Já no período pós Beckett, "a plateia não segue relações entre os personagens mas as relações entre os vários subsistemas cénicos (verbais, visuais, sonoros), onde o personagem perdeu a sua proeminência e foi dissolvido no fluxo dos elementos da performance".
Não consigo deixar de olhar para esta troca presidencial sem me reportar à arte da representação, em particular ao teatro com as suas regras definidas e refletidas.
E Cavaco Silva parece encaixar bem nesse período romântico em que a "alma da tragédia" revolucionária, da consolidação da democracia e mesmo do crescimento à europeia - que de alguma forma envolvera os seus antecessores - se foi cristalizando na construção de um personagem que se impôs a todos os enredos e que se compôs a partir de uma leitura estrita da função presidencial. Cavaco fez de si, e acima de tudo, o personagem ausente, pétreo, neutro e imóvel, de manto, coroa e cetro constitucionais.

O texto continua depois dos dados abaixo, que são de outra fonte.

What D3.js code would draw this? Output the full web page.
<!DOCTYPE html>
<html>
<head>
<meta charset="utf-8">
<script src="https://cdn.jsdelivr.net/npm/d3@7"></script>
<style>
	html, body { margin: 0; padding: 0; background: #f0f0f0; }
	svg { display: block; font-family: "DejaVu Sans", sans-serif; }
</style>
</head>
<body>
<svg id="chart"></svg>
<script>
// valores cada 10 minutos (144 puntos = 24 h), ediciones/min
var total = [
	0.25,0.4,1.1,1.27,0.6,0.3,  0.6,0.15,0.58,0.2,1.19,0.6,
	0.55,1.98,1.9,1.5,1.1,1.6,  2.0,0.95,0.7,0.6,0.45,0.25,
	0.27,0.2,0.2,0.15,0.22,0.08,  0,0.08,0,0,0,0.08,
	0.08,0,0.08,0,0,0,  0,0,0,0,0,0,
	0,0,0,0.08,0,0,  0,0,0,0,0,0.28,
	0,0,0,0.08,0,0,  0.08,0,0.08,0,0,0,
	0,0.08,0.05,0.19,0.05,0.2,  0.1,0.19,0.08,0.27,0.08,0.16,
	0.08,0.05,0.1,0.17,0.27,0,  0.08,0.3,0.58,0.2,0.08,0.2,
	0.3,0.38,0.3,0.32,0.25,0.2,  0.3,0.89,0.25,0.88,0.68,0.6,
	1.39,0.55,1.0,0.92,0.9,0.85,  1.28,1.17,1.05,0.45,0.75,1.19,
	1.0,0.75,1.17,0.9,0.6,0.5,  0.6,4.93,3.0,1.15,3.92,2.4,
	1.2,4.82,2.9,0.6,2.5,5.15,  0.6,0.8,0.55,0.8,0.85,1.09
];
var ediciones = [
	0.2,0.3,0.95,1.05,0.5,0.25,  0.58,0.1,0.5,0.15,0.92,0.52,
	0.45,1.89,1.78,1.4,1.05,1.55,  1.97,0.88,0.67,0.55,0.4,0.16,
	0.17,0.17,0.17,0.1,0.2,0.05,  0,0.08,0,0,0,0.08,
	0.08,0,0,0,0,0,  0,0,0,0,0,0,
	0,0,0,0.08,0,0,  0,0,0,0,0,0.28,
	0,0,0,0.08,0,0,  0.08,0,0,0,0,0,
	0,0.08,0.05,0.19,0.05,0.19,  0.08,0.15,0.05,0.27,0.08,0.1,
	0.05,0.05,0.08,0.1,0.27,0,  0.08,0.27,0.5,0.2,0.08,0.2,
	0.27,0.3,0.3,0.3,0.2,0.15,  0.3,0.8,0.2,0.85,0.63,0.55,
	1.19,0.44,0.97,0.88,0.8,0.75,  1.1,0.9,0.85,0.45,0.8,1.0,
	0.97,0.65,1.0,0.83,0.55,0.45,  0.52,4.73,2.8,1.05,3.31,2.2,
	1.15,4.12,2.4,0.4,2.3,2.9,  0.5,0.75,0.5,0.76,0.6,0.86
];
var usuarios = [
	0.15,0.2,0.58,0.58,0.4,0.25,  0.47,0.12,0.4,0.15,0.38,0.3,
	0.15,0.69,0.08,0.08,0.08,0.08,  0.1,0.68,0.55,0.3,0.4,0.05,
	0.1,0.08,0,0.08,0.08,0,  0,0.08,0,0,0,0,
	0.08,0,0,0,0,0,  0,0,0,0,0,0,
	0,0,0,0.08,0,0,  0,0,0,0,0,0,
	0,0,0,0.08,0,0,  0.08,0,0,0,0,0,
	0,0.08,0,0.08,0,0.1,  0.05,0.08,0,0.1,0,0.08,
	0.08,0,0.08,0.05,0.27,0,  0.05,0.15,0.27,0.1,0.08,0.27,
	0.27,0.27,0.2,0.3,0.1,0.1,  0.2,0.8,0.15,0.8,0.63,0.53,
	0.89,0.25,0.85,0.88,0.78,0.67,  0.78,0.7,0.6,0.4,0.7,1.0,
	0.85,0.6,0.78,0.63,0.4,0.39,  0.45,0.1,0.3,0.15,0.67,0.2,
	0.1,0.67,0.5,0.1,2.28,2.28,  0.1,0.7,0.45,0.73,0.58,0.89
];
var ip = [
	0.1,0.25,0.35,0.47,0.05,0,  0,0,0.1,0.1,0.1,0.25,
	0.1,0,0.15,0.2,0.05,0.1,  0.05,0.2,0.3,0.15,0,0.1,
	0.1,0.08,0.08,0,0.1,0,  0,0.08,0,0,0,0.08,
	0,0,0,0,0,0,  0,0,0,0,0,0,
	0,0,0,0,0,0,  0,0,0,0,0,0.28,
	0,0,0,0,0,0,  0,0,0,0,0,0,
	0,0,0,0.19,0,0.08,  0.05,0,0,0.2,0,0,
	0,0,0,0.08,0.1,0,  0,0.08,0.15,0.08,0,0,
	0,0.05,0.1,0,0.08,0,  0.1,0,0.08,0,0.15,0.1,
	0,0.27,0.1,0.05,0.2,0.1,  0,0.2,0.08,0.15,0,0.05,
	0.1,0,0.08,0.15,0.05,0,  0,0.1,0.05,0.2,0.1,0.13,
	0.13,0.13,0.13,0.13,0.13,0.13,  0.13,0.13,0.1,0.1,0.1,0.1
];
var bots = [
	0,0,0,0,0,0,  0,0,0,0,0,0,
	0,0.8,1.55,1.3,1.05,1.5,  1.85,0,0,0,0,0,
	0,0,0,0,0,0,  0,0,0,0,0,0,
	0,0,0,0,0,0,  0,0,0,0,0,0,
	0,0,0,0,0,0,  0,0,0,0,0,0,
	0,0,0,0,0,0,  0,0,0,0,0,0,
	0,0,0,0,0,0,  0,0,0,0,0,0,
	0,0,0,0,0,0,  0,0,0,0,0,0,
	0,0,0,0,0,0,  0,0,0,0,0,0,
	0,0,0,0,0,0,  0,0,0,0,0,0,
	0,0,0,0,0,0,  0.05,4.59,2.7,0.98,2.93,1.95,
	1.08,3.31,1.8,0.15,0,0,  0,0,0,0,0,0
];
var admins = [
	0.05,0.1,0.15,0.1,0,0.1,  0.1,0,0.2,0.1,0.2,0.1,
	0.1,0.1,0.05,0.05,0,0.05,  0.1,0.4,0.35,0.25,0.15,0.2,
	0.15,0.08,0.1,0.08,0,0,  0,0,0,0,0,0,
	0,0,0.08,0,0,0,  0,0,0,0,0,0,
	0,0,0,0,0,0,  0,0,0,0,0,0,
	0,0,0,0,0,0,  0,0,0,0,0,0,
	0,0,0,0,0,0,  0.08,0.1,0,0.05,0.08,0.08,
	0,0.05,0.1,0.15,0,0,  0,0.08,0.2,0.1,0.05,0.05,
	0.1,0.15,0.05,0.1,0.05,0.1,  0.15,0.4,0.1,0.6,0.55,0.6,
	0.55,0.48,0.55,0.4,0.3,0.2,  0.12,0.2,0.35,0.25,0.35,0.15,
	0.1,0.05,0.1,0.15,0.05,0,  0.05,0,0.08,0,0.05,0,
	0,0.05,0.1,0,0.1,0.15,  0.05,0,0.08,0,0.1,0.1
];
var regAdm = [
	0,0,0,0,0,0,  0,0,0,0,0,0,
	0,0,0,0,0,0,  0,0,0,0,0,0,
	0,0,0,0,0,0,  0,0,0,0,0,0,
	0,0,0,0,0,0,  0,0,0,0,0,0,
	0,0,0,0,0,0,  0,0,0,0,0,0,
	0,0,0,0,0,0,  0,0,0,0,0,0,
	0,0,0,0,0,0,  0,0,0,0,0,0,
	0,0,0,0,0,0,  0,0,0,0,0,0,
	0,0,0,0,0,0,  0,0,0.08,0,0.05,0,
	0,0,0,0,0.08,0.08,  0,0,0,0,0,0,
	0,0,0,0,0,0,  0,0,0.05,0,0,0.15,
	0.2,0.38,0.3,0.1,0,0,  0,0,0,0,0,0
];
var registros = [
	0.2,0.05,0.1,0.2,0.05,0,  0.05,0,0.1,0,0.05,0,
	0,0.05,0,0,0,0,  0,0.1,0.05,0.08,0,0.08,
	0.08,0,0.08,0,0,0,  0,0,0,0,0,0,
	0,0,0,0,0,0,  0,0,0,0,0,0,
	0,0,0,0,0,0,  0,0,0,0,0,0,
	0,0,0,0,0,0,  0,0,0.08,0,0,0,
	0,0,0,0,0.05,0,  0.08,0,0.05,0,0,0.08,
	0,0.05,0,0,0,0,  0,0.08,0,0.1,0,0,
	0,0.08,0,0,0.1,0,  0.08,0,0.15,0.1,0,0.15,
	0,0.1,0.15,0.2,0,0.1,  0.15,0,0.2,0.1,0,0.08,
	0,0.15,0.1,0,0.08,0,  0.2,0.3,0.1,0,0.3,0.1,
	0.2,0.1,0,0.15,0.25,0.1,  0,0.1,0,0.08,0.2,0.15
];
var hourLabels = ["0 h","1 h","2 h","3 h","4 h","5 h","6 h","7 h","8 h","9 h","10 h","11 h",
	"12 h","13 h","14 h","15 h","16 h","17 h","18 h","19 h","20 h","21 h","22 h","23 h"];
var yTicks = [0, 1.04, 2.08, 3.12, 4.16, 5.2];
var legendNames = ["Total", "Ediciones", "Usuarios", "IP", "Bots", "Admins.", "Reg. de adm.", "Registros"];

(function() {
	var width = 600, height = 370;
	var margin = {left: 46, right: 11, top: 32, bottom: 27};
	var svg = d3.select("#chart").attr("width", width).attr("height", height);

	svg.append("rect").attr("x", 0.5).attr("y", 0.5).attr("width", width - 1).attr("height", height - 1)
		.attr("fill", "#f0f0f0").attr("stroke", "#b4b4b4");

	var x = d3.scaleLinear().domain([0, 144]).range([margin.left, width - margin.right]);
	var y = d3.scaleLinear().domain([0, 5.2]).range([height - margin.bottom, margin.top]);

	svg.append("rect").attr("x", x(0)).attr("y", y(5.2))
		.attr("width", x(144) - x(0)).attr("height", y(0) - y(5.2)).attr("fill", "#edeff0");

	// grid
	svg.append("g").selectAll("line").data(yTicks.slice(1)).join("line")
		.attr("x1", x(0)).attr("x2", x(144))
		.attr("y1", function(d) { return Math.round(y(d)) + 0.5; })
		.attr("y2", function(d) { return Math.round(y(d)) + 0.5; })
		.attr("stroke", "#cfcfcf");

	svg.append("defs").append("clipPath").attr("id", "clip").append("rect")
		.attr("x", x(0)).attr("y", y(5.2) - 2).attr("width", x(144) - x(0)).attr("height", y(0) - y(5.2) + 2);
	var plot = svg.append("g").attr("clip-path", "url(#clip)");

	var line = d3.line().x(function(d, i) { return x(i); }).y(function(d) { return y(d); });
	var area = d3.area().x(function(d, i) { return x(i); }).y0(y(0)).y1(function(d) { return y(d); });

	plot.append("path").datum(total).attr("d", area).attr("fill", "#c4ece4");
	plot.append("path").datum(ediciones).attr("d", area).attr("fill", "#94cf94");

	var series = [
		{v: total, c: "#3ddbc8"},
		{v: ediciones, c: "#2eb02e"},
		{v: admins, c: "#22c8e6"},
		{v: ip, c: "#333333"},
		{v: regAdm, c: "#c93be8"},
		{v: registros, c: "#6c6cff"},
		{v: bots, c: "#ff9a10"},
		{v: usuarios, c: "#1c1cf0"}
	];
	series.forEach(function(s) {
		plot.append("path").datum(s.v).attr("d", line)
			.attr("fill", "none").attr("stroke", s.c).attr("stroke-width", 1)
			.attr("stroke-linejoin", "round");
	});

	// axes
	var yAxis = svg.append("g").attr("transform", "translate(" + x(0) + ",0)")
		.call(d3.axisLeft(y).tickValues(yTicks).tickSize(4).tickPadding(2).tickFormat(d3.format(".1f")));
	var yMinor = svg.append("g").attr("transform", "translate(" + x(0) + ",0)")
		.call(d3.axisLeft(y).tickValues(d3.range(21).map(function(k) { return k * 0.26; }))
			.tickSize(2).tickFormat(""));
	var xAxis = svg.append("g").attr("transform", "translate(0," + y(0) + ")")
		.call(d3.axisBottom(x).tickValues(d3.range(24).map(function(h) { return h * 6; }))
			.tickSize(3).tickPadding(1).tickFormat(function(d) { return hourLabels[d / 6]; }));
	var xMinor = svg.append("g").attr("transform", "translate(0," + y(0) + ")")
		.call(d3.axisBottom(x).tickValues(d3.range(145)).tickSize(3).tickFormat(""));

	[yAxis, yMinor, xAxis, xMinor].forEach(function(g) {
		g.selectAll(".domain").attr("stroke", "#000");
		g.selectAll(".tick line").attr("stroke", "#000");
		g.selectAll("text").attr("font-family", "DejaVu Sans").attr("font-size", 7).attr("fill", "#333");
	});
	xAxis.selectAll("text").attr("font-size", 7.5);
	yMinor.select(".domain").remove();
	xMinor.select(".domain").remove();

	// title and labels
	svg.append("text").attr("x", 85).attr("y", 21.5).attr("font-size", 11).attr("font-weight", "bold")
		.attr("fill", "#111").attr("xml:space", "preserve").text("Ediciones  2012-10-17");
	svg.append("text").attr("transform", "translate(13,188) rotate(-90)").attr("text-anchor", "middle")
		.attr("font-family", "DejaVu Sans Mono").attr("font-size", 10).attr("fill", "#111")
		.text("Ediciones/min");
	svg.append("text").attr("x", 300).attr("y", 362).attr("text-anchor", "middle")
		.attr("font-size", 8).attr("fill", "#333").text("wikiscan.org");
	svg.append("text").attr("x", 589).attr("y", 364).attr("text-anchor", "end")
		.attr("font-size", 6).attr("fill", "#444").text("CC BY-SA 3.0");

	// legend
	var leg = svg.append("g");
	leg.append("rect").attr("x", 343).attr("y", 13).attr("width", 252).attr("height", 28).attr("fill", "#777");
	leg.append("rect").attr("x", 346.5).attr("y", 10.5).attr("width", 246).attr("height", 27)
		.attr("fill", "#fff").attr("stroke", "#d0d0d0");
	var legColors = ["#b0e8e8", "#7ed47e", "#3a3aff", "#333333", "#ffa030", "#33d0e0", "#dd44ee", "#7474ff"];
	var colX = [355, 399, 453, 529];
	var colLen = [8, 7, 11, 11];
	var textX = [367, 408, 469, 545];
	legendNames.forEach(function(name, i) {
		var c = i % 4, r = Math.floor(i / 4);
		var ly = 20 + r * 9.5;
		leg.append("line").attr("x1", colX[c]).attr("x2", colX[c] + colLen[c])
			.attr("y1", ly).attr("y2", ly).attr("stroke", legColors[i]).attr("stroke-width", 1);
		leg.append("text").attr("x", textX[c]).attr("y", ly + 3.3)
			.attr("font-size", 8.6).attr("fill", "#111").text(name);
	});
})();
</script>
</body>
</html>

Já Marcelo Rebelo de Sousa parece intuir que " à imagem de um sujeito unificado, que possui um "sentido de si", se contrapôs a fragmentação e o descentramento do sujeito que assume identidades diferentes, em diferentes momentos, identidades que não estão unificadas ao redor de um eu coerente".
Ainda não tomou posse (na hora em que escrevo esta crónica) e já nos povoam a cabeça os subsistemas cénicos do palco onde atua: os sons, as imagens, os figurantes, da campanha, das reuniões pré-presidenciais, dos 10 de Junho pós-presidenciais, dos reis e dos outros presidentes que hão de estar, das celebrações e dos ritos, enfim da performance que engole o personagem mas, eventualmente, construirá um legado.
Ao fazê-lo, o novo presidente, tal como no teatro performativo, "é chamado a fazer", a estar presente, a assumir os riscos, sem nunca negar o jogo ou a ludicidade dessas ações" e, sobretudo, sem assumir a lógica discursiva de um texto predefinido e autorreferencial.
Resta saber se o performer conseguirá reaver os poderes que o personagem dispensou!